Experimentei e esfreguei – à fartazana – duas notas de cem euros uma na outra e, de facto, mesmo com musica de fundo a ajudar – o bolero de Ravel – não consegui que elas produzissem chispa, quanto mais uma nota de vinte euros. Não que eu estivesse à espera disso, não senhor! Quanto muito, ter-me-ia dado por satisfeito com uma moedinha de um cêntimo, já que, com algum carinho, ela haveria de crescer, cantar-lhe-ia os parabéns quando chegasse aos dois cêntimos, aos cinco cêntimos, aos dez, aos vinte, aos cinquenta, ao euro e, quem sabe, à bonita idade de quinhentos euros.
De modos que estou ainda mais parvo e baralhado do que o normal: se o fruto do truca truca é sinonimo da produção do trabalho versus o capital, porque carga de água é que os esquerdistas, dos modernaços aos progressistas, andam muito atarefados a promover casais de homossexuais já que, segundo palavras do próprio chefe, nada vão produzir? Para isso não será preferível ficarmos com o capital, sempre dá para pagar as bejecas?

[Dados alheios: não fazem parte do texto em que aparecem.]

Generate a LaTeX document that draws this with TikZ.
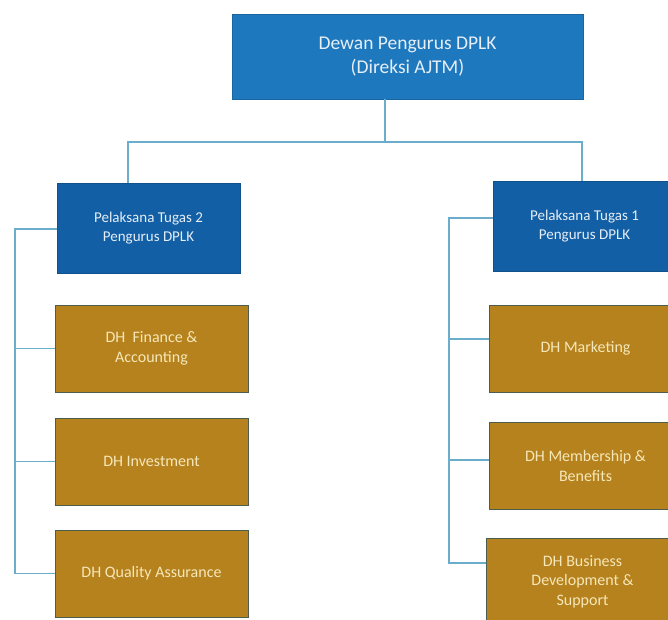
\documentclass[tikz,border=0pt]{standalone}
\usepackage{fontspec}
\setmainfont{Carlito}
\definecolor{topblue}{HTML}{1E78BE}
\definecolor{midblue}{HTML}{135FA5}
\definecolor{gold}{HTML}{B5821E}
\definecolor{goldline}{HTML}{4E5E4E}
\definecolor{conn}{HTML}{6AAECB}
\definecolor{bluetext}{HTML}{E6EEF6}
\definecolor{goldtext}{HTML}{F6E7B8}
\begin{document}
\begin{tikzpicture}[x=1pt,y=-1pt,
  topbox/.style={draw=topblue!85!black,line width=0.6pt,fill=topblue,text=bluetext,align=center,
    minimum width=351pt,minimum height=85pt,inner sep=0pt,font=\fontsize{19.5}{24}\selectfont},
  leadbox/.style={draw=midblue!85!black,line width=0.6pt,fill=midblue,text=bluetext,align=center,
    minimum width=183pt,minimum height=90pt,inner sep=0pt,font=\fontsize{15}{19}\selectfont},
  deptbox/.style={draw=goldline,line width=1pt,fill=gold,text=goldtext,align=center,
    minimum width=193pt,minimum height=87pt,inner sep=0pt,font=\fontsize{16}{19.5}\selectfont},
  link/.style={draw=conn,line width=1.2pt}]
\useasboundingbox[fill=white] (0,0) rectangle (668,619);
% nodes
\node[topbox] (top) at (407.5,56.5) {Dewan Pengurus DPLK\\(Direksi AJTM)};
\node[leadbox] (lb) at (148.5,228) {Pelaksana Tugas 2\\Pengurus DPLK};
\node[deptbox] (lg1) at (151.5,348.5) {DH\ \ Finance \&\\Accounting};
\node[deptbox] (lg2) at (151.5,461.5) {DH Investment};
\node[deptbox] (lg3) at (151.5,573.5) {DH Quality Assurance};
\node[leadbox] (rb) at (584.5,226) {Pelaksana Tugas 1\\Pengurus DPLK};
\node[deptbox] (rg1) at (585.5,348.5) {DH Marketing};
\node[deptbox] (rg2) at (585.5,466) {DH Membership \&\\Benefits};
\node[deptbox] (rg3) at (582.5,581.5) {DH Business\\Development \&\\Support};
% connector coordinates
\coordinate (hub) at (385,142);
\coordinate (hubL) at (128,142);
\coordinate (hubR) at (582,142);
\coordinate (ls) at (15,229);
\coordinate (rs1) at (449,218);
\coordinate (rs2) at (449,339);
\coordinate (rs3) at (449,460);
\coordinate (rs4) at (449,563);
% top connectors
\draw[link] (top.south -| hub) -- (hub);
\draw[link] (hubL |- lb.north) -- (hubL) -- (hubR) -- (hubR |- rb.north);
% left spine
\draw[link] (lb.west |- ls) -- (ls) -- (ls |- lg3.west) -- (lg3.west);
\draw[link] (ls |- lg1.west) -- (lg1.west);
\draw[link] (ls |- lg2.west) -- (lg2.west);
% right spine
\draw[link] (rs1 -| rb.west) -- (rs1) -- (rs4) -- (rs4 -| rg3.west);
\draw[link] (rs2) -- (rs2 -| rg1.west);
\draw[link] (rs3) -- (rs3 -| rg2.west);
\end{tikzpicture}
\end{document}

Andei eu, todos estes anos, a julgar que para aquela malta o truca truca era um ritual de afirmação de liberdades e prazer mas afinal, vai-se a ver, aquilo é uma grande seca, é a mesma coisa que trabalhar numa fábrica (ainda por cima, a julgar pelas estatísticas e mesmo com a ajuda dos sindicatos, sempre prontos a dar uma mãozinha, a produção é fraquinha…).
Não admira que Angola tenha níveis de crescimento anuais do produto tão elevados com os católicos a produzirem assim certinho enquanto nós por cá, andamos murchos e a empobrecer.